### GIVEN INSTRUCTION
Print the lines of the listing below verbatim from its first line through the line bearing "fig.patches.append(card)". Any pictures are to be omitted.

### GIVEN RECORDS
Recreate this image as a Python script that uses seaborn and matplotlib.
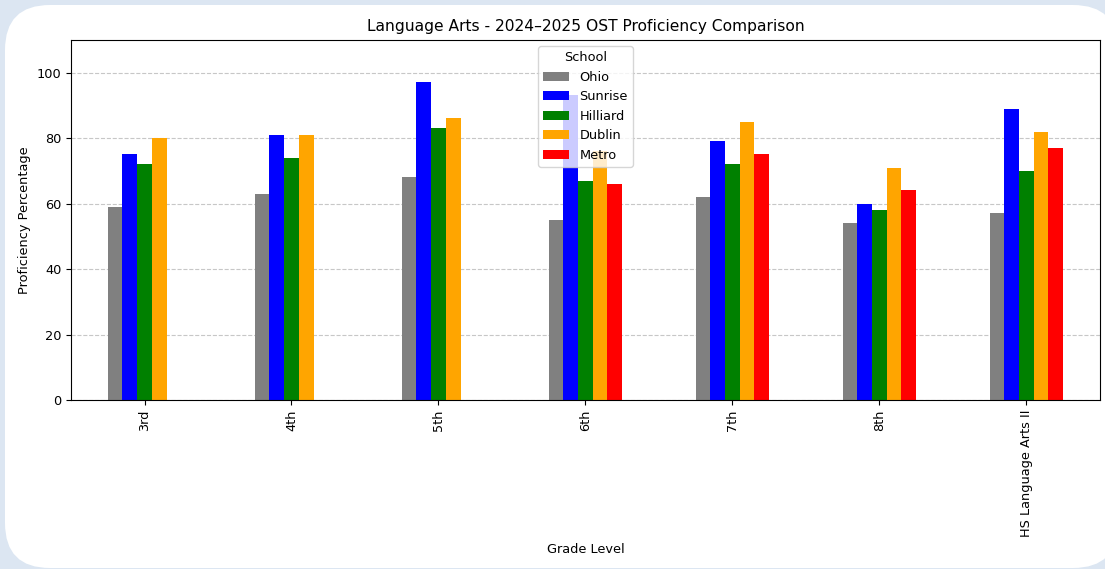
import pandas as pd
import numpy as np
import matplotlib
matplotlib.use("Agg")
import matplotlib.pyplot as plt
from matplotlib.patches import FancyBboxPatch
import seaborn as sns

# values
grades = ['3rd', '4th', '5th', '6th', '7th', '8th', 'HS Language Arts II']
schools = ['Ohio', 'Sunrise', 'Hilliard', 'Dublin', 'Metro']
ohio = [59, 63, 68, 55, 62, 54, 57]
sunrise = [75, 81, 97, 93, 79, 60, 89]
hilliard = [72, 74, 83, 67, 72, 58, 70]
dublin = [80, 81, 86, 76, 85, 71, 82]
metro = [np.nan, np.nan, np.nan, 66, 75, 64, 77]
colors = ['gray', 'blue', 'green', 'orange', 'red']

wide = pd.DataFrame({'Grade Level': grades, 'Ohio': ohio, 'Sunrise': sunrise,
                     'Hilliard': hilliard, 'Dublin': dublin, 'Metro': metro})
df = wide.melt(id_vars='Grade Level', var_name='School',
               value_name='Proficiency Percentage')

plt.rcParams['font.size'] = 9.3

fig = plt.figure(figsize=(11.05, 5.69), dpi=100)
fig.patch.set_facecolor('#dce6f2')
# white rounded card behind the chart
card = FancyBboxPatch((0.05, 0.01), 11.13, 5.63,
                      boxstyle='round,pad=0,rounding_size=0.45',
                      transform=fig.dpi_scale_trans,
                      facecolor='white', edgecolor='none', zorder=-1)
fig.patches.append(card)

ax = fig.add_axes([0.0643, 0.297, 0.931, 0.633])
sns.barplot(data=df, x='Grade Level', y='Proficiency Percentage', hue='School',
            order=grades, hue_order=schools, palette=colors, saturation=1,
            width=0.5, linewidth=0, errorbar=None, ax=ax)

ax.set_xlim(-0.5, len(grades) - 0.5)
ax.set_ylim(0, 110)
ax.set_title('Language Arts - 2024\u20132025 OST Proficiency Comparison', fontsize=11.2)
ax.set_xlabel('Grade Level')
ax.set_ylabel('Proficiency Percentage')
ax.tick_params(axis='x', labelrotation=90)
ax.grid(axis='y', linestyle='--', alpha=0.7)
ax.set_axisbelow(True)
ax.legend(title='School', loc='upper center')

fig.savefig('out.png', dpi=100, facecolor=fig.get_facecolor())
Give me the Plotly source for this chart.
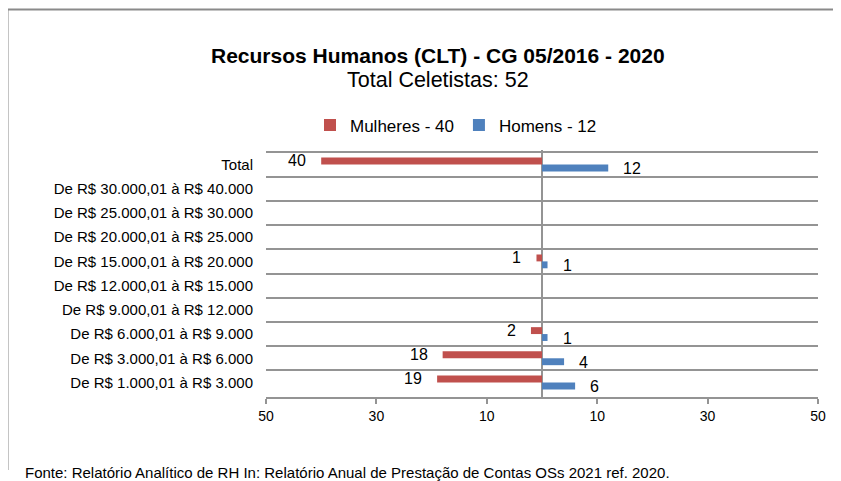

### THE ANSWER
Recreate this image as a Python script that uses seaborn and matplotlib.
import pandas as pd
import numpy as np
import matplotlib
matplotlib.use("Agg")
import matplotlib.pyplot as plt
from matplotlib.patches import FancyBboxPatch
import seaborn as sns

# values
grades = ['3rd', '4th', '5th', '6th', '7th', '8th', 'HS Language Arts II']
schools = ['Ohio', 'Sunrise', 'Hilliard', 'Dublin', 'Metro']
ohio = [59, 63, 68, 55, 62, 54, 57]
sunrise = [75, 81, 97, 93, 79, 60, 89]
hilliard = [72, 74, 83, 67, 72, 58, 70]
dublin = [80, 81, 86, 76, 85, 71, 82]
metro = [np.nan, np.nan, np.nan, 66, 75, 64, 77]
colors = ['gray', 'blue', 'green', 'orange', 'red']

wide = pd.DataFrame({'Grade Level': grades, 'Ohio': ohio, 'Sunrise': sunrise,
                     'Hilliard': hilliard, 'Dublin': dublin, 'Metro': metro})
df = wide.melt(id_vars='Grade Level', var_name='School',
               value_name='Proficiency Percentage')

plt.rcParams['font.size'] = 9.3

fig = plt.figure(figsize=(11.05, 5.69), dpi=100)
fig.patch.set_facecolor('#dce6f2')
# white rounded card behind the chart
card = FancyBboxPatch((0.05, 0.01), 11.13, 5.63,
                      boxstyle='round,pad=0,rounding_size=0.45',
                      transform=fig.dpi_scale_trans,
                      facecolor='white', edgecolor='none', zorder=-1)
fig.patches.append(card)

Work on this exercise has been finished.